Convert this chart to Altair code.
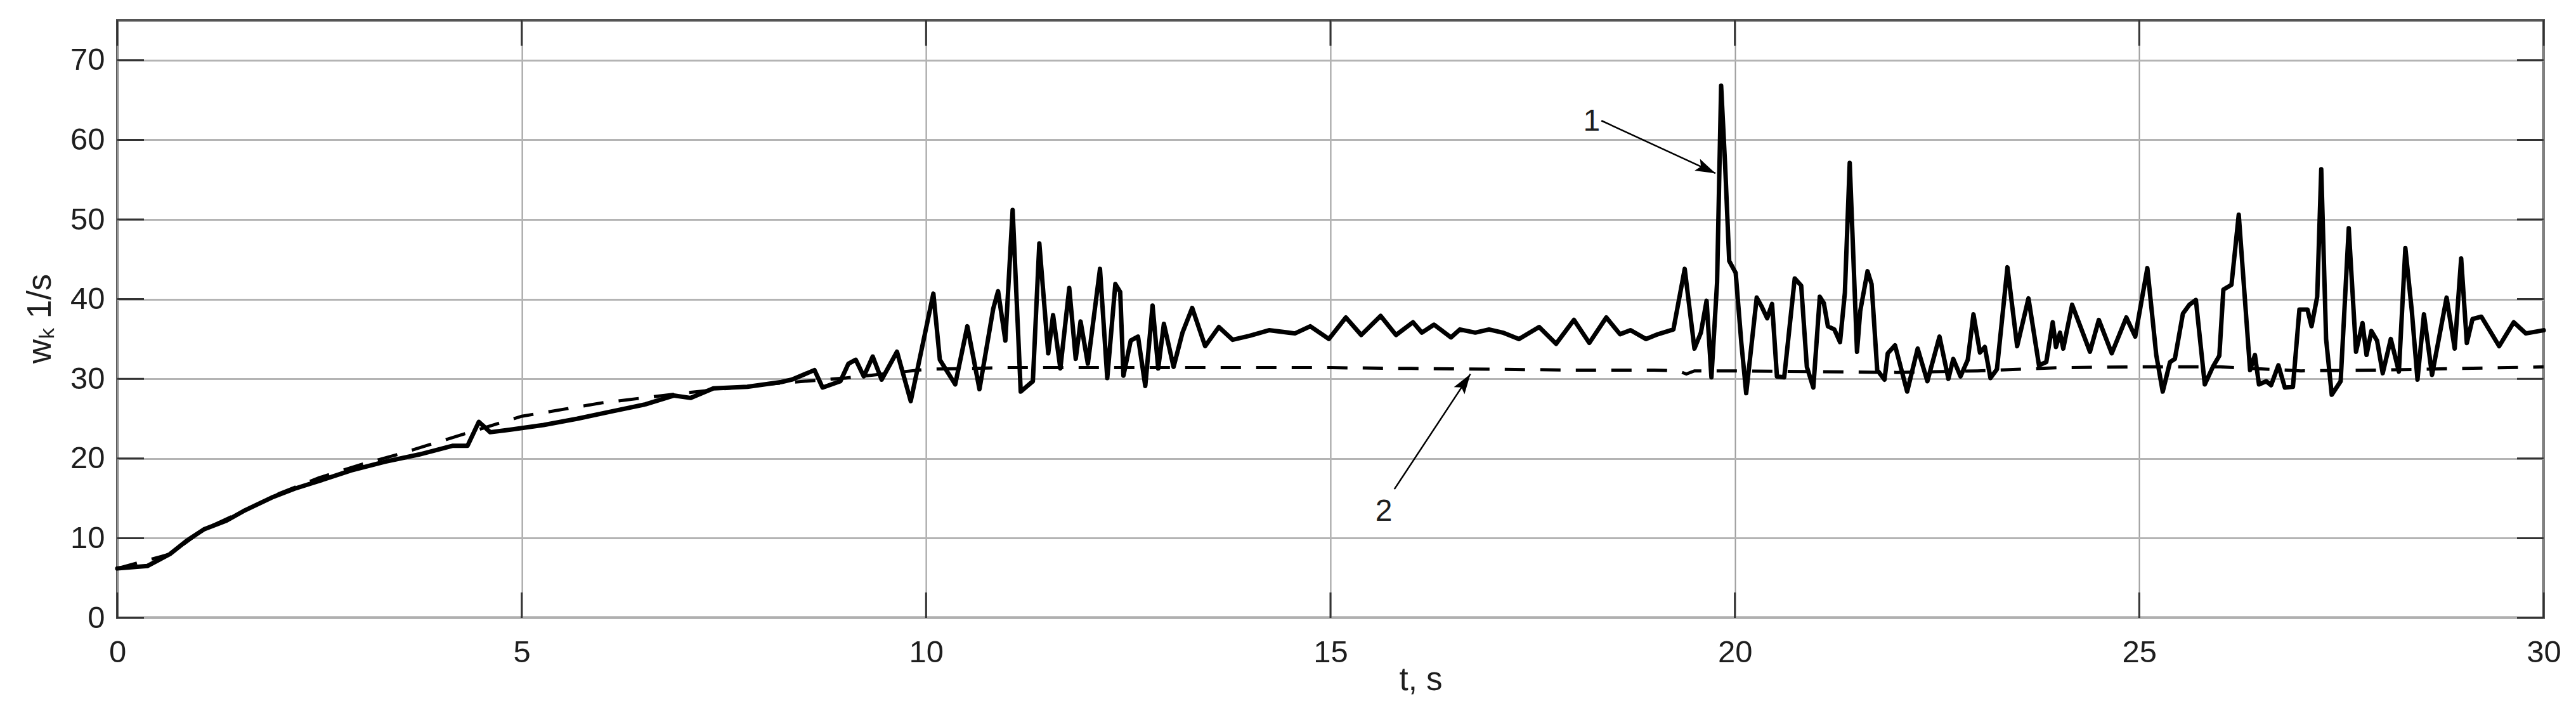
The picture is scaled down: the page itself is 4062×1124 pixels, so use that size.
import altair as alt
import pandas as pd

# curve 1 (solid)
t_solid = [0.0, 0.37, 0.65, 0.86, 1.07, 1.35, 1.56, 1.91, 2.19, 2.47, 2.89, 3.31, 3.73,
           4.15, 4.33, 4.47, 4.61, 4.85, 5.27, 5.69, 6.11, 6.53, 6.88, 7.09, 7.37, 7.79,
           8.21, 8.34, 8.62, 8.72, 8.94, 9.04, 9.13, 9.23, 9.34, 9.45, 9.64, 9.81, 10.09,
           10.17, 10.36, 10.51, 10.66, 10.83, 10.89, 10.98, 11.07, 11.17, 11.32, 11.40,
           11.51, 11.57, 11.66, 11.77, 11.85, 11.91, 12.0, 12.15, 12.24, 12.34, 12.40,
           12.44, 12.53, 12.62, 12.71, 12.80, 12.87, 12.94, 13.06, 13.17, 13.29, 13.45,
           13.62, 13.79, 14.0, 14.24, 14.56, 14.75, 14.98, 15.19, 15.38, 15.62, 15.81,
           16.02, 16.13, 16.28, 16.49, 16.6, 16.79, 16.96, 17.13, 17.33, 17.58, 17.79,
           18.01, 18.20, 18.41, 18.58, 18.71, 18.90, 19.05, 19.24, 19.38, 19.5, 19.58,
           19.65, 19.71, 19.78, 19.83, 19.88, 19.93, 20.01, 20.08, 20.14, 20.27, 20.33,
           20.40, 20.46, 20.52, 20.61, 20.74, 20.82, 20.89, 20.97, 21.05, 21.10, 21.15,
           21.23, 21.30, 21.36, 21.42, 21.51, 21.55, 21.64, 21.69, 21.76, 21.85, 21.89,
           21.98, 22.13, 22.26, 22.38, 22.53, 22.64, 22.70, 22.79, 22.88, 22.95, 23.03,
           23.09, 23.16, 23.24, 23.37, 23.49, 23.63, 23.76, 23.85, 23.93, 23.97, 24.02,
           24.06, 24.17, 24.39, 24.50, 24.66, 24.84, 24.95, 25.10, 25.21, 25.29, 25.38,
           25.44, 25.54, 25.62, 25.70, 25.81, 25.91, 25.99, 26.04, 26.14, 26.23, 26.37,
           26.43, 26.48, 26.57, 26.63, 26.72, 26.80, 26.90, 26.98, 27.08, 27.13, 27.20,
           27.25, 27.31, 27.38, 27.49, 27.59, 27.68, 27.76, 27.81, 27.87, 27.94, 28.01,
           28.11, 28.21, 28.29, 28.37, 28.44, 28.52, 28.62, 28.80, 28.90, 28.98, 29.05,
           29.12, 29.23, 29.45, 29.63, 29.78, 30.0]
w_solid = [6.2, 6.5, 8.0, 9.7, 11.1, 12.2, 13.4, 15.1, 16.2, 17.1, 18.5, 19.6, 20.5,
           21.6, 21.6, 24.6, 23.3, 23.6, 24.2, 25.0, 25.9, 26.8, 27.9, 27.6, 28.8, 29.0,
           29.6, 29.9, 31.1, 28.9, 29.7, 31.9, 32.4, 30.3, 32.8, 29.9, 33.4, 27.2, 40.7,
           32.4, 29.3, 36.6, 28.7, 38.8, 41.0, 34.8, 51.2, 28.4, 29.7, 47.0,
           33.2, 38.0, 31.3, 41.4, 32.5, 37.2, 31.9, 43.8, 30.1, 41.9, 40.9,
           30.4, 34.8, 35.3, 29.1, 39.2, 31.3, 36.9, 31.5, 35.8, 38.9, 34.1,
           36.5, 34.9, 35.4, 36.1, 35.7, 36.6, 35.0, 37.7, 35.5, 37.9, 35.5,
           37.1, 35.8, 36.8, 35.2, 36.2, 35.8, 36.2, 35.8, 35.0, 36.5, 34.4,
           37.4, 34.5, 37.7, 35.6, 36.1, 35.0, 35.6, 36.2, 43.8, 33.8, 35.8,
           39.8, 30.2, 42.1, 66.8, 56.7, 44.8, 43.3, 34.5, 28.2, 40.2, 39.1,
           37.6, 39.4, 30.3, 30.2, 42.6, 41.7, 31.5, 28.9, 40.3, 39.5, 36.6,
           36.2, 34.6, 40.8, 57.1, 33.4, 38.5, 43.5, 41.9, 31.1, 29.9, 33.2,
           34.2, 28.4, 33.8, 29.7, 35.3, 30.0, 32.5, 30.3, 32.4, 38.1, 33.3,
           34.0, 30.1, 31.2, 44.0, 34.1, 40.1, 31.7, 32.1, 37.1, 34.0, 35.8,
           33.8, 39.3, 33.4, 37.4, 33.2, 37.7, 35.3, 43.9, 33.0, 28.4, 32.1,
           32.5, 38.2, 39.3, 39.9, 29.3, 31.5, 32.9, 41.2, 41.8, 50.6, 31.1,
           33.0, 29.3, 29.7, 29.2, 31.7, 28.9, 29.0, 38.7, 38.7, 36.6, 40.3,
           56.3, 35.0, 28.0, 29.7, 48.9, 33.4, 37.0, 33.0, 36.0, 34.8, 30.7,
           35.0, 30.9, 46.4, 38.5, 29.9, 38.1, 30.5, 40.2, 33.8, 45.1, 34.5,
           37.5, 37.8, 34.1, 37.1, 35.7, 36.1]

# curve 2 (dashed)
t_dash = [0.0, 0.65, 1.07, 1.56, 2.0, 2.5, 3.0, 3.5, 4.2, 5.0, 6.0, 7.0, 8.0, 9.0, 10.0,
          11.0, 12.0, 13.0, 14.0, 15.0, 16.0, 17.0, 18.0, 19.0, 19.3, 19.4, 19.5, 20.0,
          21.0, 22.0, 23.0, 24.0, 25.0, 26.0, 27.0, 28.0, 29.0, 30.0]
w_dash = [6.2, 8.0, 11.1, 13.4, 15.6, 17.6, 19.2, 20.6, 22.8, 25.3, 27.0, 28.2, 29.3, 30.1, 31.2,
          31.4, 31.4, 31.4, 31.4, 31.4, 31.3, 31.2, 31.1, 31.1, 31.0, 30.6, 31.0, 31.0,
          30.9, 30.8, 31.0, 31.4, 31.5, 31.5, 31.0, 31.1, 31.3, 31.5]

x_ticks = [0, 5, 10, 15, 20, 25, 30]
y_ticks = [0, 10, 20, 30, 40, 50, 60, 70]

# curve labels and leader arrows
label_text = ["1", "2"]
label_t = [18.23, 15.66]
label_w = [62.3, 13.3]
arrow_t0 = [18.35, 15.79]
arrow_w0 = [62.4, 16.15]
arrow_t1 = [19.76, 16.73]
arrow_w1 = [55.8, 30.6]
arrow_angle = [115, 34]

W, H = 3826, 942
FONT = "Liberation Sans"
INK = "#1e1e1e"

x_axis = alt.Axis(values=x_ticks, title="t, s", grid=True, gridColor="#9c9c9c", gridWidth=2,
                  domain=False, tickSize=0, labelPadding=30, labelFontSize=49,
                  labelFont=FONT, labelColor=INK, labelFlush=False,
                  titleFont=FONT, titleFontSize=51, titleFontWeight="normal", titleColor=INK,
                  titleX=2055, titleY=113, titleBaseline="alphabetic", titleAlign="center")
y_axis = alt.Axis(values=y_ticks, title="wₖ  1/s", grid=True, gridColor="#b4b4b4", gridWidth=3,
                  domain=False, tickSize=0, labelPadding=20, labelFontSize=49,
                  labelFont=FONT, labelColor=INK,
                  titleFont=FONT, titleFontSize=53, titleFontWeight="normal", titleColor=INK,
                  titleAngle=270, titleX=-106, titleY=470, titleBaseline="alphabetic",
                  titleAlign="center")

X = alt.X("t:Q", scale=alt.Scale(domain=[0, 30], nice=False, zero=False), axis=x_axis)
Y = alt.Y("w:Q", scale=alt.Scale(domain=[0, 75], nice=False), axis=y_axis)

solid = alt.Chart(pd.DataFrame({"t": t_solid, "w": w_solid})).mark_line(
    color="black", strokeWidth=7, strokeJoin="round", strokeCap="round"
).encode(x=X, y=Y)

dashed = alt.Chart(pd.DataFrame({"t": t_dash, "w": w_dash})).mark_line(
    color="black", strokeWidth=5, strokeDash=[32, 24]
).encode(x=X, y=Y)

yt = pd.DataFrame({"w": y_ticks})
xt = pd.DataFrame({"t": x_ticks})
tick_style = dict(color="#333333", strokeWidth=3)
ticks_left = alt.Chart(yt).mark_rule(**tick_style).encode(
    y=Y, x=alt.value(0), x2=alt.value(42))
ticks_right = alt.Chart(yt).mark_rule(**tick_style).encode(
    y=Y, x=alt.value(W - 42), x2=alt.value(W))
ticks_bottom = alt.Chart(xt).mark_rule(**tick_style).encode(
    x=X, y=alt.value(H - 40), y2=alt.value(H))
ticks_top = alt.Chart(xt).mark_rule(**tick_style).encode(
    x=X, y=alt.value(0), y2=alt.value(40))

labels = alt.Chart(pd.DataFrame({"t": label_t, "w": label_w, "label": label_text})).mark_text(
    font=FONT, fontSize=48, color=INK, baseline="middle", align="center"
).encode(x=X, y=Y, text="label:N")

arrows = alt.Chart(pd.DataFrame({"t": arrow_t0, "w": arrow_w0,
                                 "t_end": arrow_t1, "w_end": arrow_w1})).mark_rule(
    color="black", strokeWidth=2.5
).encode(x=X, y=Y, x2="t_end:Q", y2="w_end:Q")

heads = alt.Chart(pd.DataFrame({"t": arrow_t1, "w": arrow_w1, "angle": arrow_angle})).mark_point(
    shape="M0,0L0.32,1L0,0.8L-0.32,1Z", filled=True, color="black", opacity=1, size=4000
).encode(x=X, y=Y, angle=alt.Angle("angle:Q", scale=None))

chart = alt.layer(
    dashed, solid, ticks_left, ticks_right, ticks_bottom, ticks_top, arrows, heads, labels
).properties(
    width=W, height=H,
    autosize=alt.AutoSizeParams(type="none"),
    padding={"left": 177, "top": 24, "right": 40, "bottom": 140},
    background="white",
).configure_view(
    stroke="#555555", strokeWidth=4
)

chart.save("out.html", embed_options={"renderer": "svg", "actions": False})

──────────

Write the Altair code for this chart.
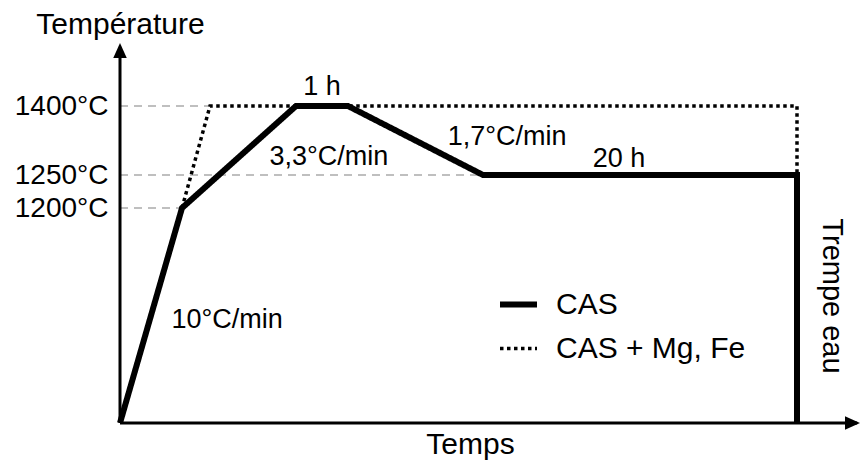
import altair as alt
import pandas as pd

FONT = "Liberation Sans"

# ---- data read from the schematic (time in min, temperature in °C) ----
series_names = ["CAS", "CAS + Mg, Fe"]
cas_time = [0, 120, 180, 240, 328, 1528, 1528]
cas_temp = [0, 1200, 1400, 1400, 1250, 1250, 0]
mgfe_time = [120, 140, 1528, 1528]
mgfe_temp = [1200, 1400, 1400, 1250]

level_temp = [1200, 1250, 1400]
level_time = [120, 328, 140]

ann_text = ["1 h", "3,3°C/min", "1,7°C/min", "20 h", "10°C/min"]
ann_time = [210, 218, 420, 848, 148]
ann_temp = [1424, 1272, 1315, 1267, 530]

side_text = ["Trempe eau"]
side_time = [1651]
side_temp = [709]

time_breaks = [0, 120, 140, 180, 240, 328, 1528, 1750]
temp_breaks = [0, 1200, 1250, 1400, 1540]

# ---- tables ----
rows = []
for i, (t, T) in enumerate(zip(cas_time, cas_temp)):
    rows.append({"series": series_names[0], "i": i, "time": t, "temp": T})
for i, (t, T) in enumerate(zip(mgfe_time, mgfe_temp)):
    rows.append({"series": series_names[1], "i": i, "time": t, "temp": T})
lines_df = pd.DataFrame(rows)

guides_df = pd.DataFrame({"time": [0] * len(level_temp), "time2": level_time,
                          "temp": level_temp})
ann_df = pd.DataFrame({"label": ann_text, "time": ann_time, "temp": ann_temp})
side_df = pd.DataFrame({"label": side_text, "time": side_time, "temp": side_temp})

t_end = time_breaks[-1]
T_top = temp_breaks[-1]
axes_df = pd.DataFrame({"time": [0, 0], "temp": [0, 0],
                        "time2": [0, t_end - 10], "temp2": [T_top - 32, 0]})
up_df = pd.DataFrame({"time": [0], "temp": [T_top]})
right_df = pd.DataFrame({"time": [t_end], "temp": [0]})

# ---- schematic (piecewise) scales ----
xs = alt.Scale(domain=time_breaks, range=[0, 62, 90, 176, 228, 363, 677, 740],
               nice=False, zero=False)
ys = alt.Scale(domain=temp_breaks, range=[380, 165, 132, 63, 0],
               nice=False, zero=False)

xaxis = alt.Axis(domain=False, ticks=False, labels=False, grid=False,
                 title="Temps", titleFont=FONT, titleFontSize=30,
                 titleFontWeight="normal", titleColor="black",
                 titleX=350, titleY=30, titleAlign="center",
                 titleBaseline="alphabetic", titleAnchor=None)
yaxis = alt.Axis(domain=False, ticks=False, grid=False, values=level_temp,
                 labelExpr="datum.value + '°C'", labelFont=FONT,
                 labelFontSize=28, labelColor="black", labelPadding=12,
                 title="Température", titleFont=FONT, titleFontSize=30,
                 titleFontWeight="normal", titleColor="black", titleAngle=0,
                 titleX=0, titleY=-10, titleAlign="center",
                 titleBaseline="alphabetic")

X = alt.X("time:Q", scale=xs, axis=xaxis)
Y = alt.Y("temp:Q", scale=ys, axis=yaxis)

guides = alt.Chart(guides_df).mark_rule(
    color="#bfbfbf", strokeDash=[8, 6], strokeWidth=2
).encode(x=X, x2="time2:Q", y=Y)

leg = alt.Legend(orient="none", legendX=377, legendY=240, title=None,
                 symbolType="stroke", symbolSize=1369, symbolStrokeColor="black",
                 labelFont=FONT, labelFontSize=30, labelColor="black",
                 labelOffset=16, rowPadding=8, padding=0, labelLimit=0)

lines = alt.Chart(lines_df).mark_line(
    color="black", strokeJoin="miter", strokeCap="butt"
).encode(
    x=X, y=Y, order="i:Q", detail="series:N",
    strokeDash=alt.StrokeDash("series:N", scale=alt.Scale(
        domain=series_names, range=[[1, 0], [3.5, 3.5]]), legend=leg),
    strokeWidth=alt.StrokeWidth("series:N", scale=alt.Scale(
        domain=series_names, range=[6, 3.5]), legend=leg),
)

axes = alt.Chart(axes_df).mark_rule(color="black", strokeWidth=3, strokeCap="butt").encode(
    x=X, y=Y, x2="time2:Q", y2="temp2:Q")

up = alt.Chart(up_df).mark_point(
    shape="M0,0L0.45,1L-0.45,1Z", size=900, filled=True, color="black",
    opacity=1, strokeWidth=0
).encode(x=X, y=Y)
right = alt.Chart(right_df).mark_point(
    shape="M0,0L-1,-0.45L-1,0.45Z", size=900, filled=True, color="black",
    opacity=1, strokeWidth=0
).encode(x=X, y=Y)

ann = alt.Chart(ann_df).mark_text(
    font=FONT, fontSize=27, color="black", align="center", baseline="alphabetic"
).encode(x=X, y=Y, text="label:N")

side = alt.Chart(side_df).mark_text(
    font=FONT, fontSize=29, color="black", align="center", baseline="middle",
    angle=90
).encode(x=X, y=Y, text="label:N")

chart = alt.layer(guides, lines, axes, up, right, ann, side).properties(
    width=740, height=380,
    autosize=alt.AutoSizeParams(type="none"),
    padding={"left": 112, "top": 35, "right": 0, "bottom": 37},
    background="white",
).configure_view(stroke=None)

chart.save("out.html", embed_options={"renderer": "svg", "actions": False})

──────────

§ GOAL:
Give again, word for word, the lines from the one that contains "Write the Altair code for this chart." to the one that contains "level_time = [120, 328, 140]", both included. Omit the pictures.

§ EXERCISE OUTPUT:
Write the Altair code for this chart.
import altair as alt
import pandas as pd

FONT = "Liberation Sans"

# ---- data read from the schematic (time in min, temperature in °C) ----
series_names = ["CAS", "CAS + Mg, Fe"]
cas_time = [0, 120, 180, 240, 328, 1528, 1528]
cas_temp = [0, 1200, 1400, 1400, 1250, 1250, 0]
mgfe_time = [120, 140, 1528, 1528]
mgfe_temp = [1200, 1400, 1400, 1250]

level_temp = [1200, 1250, 1400]
level_time = [120, 328, 140]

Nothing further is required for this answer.